Amen to the acknowledgement of the staggering level of poverty here and around the world.

Don't forget, though, that there are many towns on the border of Mexico that are geographically American but are essentially shantytowns with dirt floors. I've seen them, and it's unimaginable.

Most of the world's poor are children, and there are so many children right here in the US who go hungry on a regular basis - either from lack of food or from lack of food that has any nutritional value to nourish their hungry brains.

Kudos for the research.

Unknown said...

Thanks for the breakdown. The part that is true is that in the US you generally do not see extreme poverty that you would see common place in the developing nations or undeveloped nations. The part that your study does not show is that there is a percentage of people who experience those extreme poverty conditions IN the US for short periods of time. I have worked with some of those and they are in our neighborhood, cleaning our buildings and they are NOT illegal aliens. I have grwn up in similar situations to you and have been surprised by what we do not know or see.

L said...

If you take your last definition of poverty in lacking dignity, then unfortunately a lot more are in poverty than just those defined by the world bank.

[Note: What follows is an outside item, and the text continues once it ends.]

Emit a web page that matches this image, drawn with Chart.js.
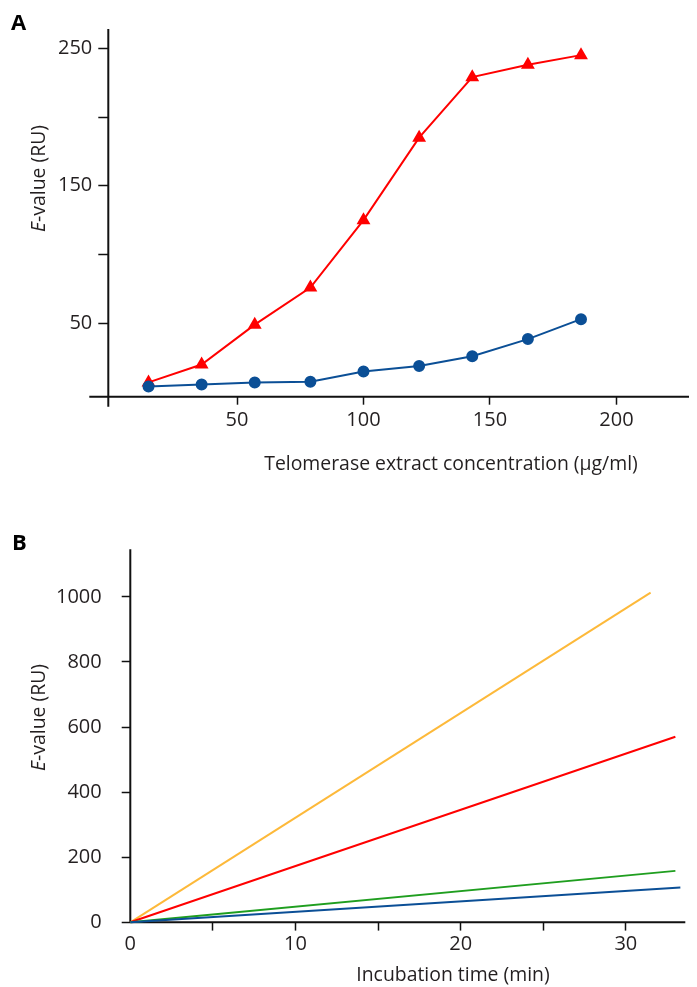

We are very fortunate in this country. I've ended up in some sticky situations, but I've never been destitute. If nothing else I could move in with my family (which I've had to do).

I've had enough brushes with tipping over into the unlucky side of life that I've simply decided that I must protect myself better and I have the luxury of doing so. I am building savings, I have a job, I have marketable skills. I am mobile. And if worst came to worst I'd take a job that is "beneath" me to survive until I could get something else.

A lot of people even if not in the poverty you describe are trapped. If you have low education (you can read, sure), no real skills then you have no protection. Also, you probably live in a high crime area with a lack of services or very high cost services and you are more likely to run into the law. There is a certain cycle of poverty in the US that can be hard to break away from.